__Work instructions__.
Go through the data below and gather each line containing "Convert".

__Input for this task__.
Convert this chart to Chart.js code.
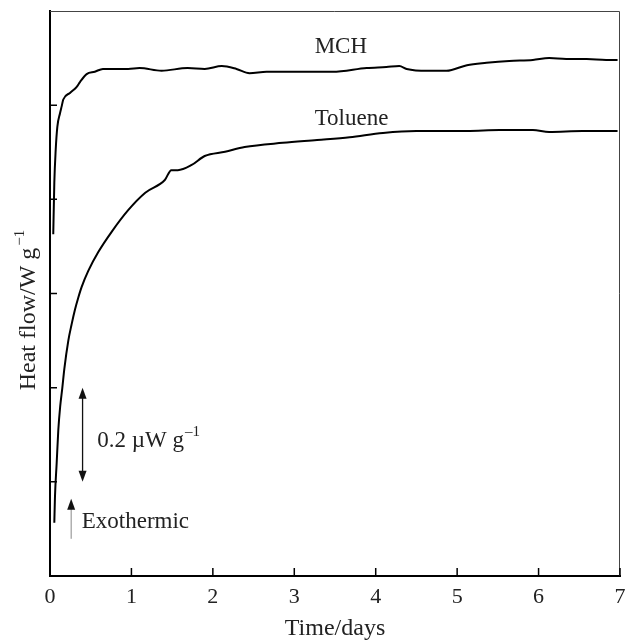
<!DOCTYPE html>
<html>
<head>
<meta charset="utf-8">
<script src="https://cdn.jsdelivr.net/npm/chart.js@4.4.1/dist/chart.umd.min.js"></script>
<style>
  html, body { margin: 0; padding: 0; background: #fff; }
  #grafico { display: block; }
</style>
</head>
<body>
<canvas id="grafico" width="627" height="641"></canvas>
<script>
//Dados (tempo em dias, fluxo em uW/g com origem arbitraria)
//MCH
const diasMCH = [0.040, 0.053, 0.070, 0.090, 0.123, 0.144, 0.163, 0.245, 0.328, 0.368, 0.45, 0.55, 0.65, 0.96, 1.10, 1.37, 1.69, 1.90, 2.11, 2.29, 2.45, 2.66, 3.07, 3.47, 3.89, 4.13, 4.29, 4.38, 4.63, 4.87, 5.12, 5.36, 5.64, 5.93, 6.13, 6.34, 6.59, 6.83, 6.97];
const fluxoMCH = [0.726, 0.835, 0.905, 0.954, 0.983, 0.998, 1.012, 1.026, 1.039, 1.049, 1.066, 1.071, 1.077, 1.077, 1.079, 1.073, 1.079, 1.077, 1.083, 1.077, 1.068, 1.071, 1.071, 1.071, 1.079, 1.081, 1.083, 1.077, 1.073, 1.073, 1.085, 1.090, 1.094, 1.096, 1.100, 1.098, 1.098, 1.096, 1.096];
//Tolueno
const diasTolueno = [0.053, 0.061, 0.082, 0.102, 0.125, 0.151, 0.176, 0.225, 0.266, 0.307, 0.347, 0.389, 0.47, 0.593, 0.757, 0.96, 1.17, 1.41, 1.49, 1.57, 1.74, 1.90, 2.15, 2.39, 2.86, 3.28, 3.68, 4.09, 4.50, 5.12, 5.52, 5.93, 6.13, 6.54, 6.97];
const fluxoTolueno = [0.113, 0.168, 0.240, 0.310, 0.360, 0.399, 0.440, 0.500, 0.535, 0.566, 0.591, 0.614, 0.648, 0.688, 0.731, 0.777, 0.814, 0.841, 0.862, 0.862, 0.873, 0.892, 0.901, 0.911, 0.920, 0.926, 0.932, 0.941, 0.945, 0.945, 0.947, 0.947, 0.943, 0.945, 0.945];

//Ticks dos eixos
const ticksX = [0, 1, 2, 3, 4, 5, 6, 7];
const ticksY = [0.2, 0.4, 0.6, 0.8, 1.0];

const FONTE = "'Liberation Serif', 'Times New Roman', serif";

function pontos(xs, ys) {
  return xs.map((v, i) => ({ x: v, y: ys[i] }));
}

//Desenha a ponta de uma seta (dir = -1 para cima, 1 para baixo)
function ponta(ctx, x, y, dir) {
  ctx.beginPath();
  ctx.moveTo(x, y);
  ctx.lineTo(x - 4, y - dir * 11);
  ctx.lineTo(x + 4, y - dir * 11);
  ctx.closePath();
  ctx.fill();
}

//Plugin com moldura, ticks internos, titulo do eixo y e anotacoes
const extras = {
  id: "extras",
  afterDraw(chart) {
    const { ctx, chartArea: a, scales: { x, y } } = chart;
    ctx.save();

    //moldura de cima e da direita
    ctx.strokeStyle = "#444";
    ctx.lineWidth = 1;
    ctx.beginPath();
    ctx.moveTo(a.left, a.top + 0.5);
    ctx.lineTo(a.right - 0.5, a.top + 0.5);
    ctx.lineTo(a.right - 0.5, a.bottom);
    ctx.stroke();

    //ticks para dentro
    ctx.strokeStyle = "#000";
    ctx.lineWidth = 1.5;
    ctx.beginPath();
    ticksX.forEach((v) => {
      const px = x.getPixelForValue(v);
      ctx.moveTo(px, a.bottom);
      ctx.lineTo(px, a.bottom - 8);
    });
    ticksY.forEach((v) => {
      const py = y.getPixelForValue(v);
      ctx.moveTo(a.left, py);
      ctx.lineTo(a.left + 7, py);
    });
    ctx.stroke();

    ctx.fillStyle = "#222";
    ctx.textBaseline = "alphabetic";
    ctx.textAlign = "left";

    //nomes das curvas
    ctx.font = "23px " + FONTE;
    ctx.fillText("MCH", x.getPixelForValue(3.25), y.getPixelForValue(1.111));
    ctx.fillText("Toluene", x.getPixelForValue(3.25), y.getPixelForValue(0.958));

    //escala de 0.2 uW/g
    const xs = x.getPixelForValue(0.40);
    const yTopo = y.getPixelForValue(0.40);
    const yBase = y.getPixelForValue(0.20);
    ctx.strokeStyle = "#111";
    ctx.lineWidth = 1.3;
    ctx.beginPath();
    ctx.moveTo(xs, yTopo + 6);
    ctx.lineTo(xs, yBase - 6);
    ctx.stroke();
    ctx.fillStyle = "#111";
    ponta(ctx, xs, yTopo, -1);
    ponta(ctx, xs, yBase, 1);

    ctx.fillStyle = "#222";
    ctx.font = "23px " + FONTE;
    const texto = "0.2 \u00b5W g";
    const tx = x.getPixelForValue(0.58);
    const ty = y.getPixelForValue(0.274);
    ctx.fillText(texto, tx, ty);
    const w = ctx.measureText(texto).width;
    ctx.font = "15px " + FONTE;
    ctx.fillText("\u20131", tx + w + 1, ty - 11);

    //seta exotermica
    const xe = x.getPixelForValue(0.26);
    const yeTopo = y.getPixelForValue(0.164);
    const yeBase = y.getPixelForValue(0.079);
    ctx.strokeStyle = "#888";
    ctx.lineWidth = 1;
    ctx.beginPath();
    ctx.moveTo(xe, yeTopo + 8);
    ctx.lineTo(xe, yeBase);
    ctx.stroke();
    ctx.fillStyle = "#111";
    ponta(ctx, xe, yeTopo, -1);

    ctx.fillStyle = "#222";
    ctx.font = "23px " + FONTE;
    ctx.fillText("Exothermic", x.getPixelForValue(0.39), y.getPixelForValue(0.102));

    //titulo do eixo y com expoente
    ctx.save();
    ctx.translate(35, 310);
    ctx.rotate(-Math.PI / 2);
    ctx.font = "24px " + FONTE;
    const principal = "Heat flow/W g";
    const wp = ctx.measureText(principal).width;
    ctx.font = "15px " + FONTE;
    const ws = ctx.measureText("\u22121").width;
    const inicio = -(wp + ws + 2) / 2;
    ctx.font = "24px " + FONTE;
    ctx.fillText(principal, inicio, 0);
    ctx.font = "15px " + FONTE;
    ctx.fillText("\u22121", inicio + wp + 2, -11);
    ctx.restore();

    ctx.restore();
  },
};

const ctxGrafico = document.getElementById("grafico").getContext("2d");

const grafico = new Chart(ctxGrafico, {
  type: "line",
  data: {
    datasets: [
      {
        label: "MCH",
        data: pontos(diasMCH, fluxoMCH),
        borderColor: "#000",
        borderWidth: 2,
        pointRadius: 0,
        cubicInterpolationMode: "monotone",
      },
      {
        label: "Toluene",
        data: pontos(diasTolueno, fluxoTolueno),
        borderColor: "#000",
        borderWidth: 2,
        pointRadius: 0,
        cubicInterpolationMode: "monotone",
      },
    ],
  },
  options: {
    responsive: false,
    animation: false,
    layout: { padding: { left: 0, right: 7, top: 11, bottom: 0 } },
    plugins: {
      legend: { display: false },
      tooltip: { enabled: false },
    },
    scales: {
      x: {
        type: "linear",
        min: 0,
        max: 7,
        grid: { display: false, drawTicks: false },
        border: { display: true, color: "#000", width: 2 },
        ticks: {
          stepSize: 1,
          padding: 8,
          color: "#222",
          font: { family: FONTE, size: 22 },
          maxRotation: 0,
        },
        title: {
          display: true,
          text: "Time/days",
          color: "#222",
          font: { family: FONTE, size: 24, lineHeight: 1 },
          padding: 0,
        },
        afterFit(scale) {
          scale.height = 65;
          //sem folga extra para o rotulo do ultimo tick
          scale.paddingLeft = 0;
          scale.paddingRight = 0;
        },
      },
      y: {
        type: "linear",
        min: 0,
        max: 1.2,
        grid: { display: false, drawTicks: false },
        border: { display: true, color: "#000", width: 2 },
        ticks: { display: false },
        afterFit(scale) {
          scale.width = 50;
          scale.paddingTop = 0;
          scale.paddingBottom = 0;
        },
      },
    },
  },
  plugins: [extras],
});
</script>
</body>
</html>
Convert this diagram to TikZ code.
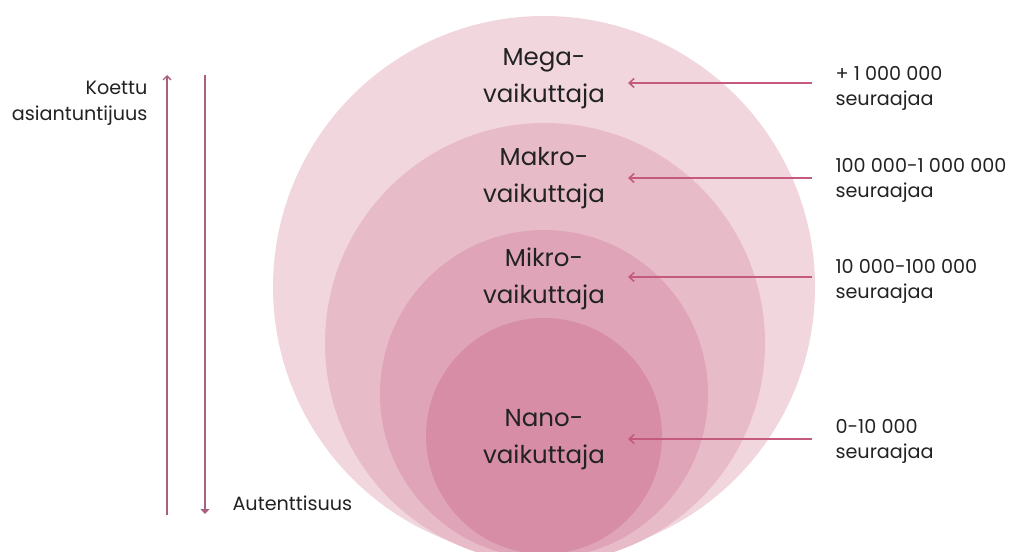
\documentclass[tikz,border=0pt]{standalone}
\usepackage{fontspec}
\setmainfont{Poppins}
\usetikzlibrary{arrows.meta}
\definecolor{ringA}{HTML}{F1D6DE}
\definecolor{ringB}{HTML}{E8BBC9}
\definecolor{ringC}{HTML}{DFA4B7}
\definecolor{ringD}{HTML}{D68DA5}
\definecolor{pointer}{HTML}{C45A7E}
\definecolor{axis}{HTML}{A8607F}
\definecolor{ink}{HTML}{222222}
\begin{document}
\begin{tikzpicture}[x=1pt,y=-1pt,
  ringlabel/.style={font=\fontsize{24.5}{37}\selectfont, text=ink, align=center},
  countlabel/.style={font=\fontsize{19.2}{25}\selectfont, text=ink, align=left, anchor=west},
  axislabel/.style={font=\fontsize{19.2}{26}\selectfont, text=ink},
  pointerline/.style={draw=pointer, line width=2pt, -{Straight Barb[length=5pt,width=9pt,line width=1.6pt]}},
  axisline/.style={draw=axis, line width=1.6pt}]
\useasboundingbox (0,0) rectangle (1011,551);
\clip (0,0) rectangle (1011,551);
% nested circles
\fill[ringA] (544,287) circle (271);
\fill[ringB] (545,343) circle (220);
\fill[ringC] (544,394) circle (164);
\fill[ringD] (544,436) circle (118);
% level labels
\node[ringlabel] (mega) at (544,79) {Mega-\\vaikuttaja};
\node[ringlabel] (makro) at (544,178) {Makro-\\vaikuttaja};
\node[ringlabel] (mikro) at (544,279) {Mikro-\\vaikuttaja};
\node[ringlabel] (nano) at (544,440) {Nano-\\vaikuttaja};
% follower ranges
\node[countlabel] (rmega) at (832,88) {+ 1 000 000\\seuraajaa};
\node[countlabel] (rmakro) at (832,180) {100 000-1 000 000\\seuraajaa};
\node[countlabel] (rmikro) at (832,281) {10 000-100 000\\seuraajaa};
\node[countlabel] (rnano) at (832,441) {0-10 000\\seuraajaa};
% pointers from ranges to levels
\coordinate (tmega) at (628,83);
\coordinate (tmakro) at (628,178);
\coordinate (tmikro) at (628,277);
\coordinate (tnano) at (628,439);
\draw[pointerline] (812,83) -- (tmega);
\draw[pointerline] (812,178) -- (tmakro);
\draw[pointerline] (812,277) -- (tmikro);
\draw[pointerline] (812,439) -- (tnano);
% side axes
\coordinate (upbot) at (167,515);
\coordinate (uptop) at (167,75);
\coordinate (dntop) at (205,75);
\coordinate (dnbot) at (205,514);
\draw[axisline, -{Straight Barb[length=4pt,width=8pt,line width=1.4pt]}] (upbot) -- (uptop);
\draw[axisline, -{Triangle[length=5pt,width=9pt]}] (dntop) -- (dnbot);
\node[axislabel, align=right, anchor=east] (expert) at (151,103) {Koettu\\asiantuntijuus};
\node[axislabel, anchor=west] (auth) at (229,503) {Autenttisuus};
\end{tikzpicture}
\end{document}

__Output of the exercise__.
Convert this chart to Chart.js code.
Convert this diagram to TikZ code.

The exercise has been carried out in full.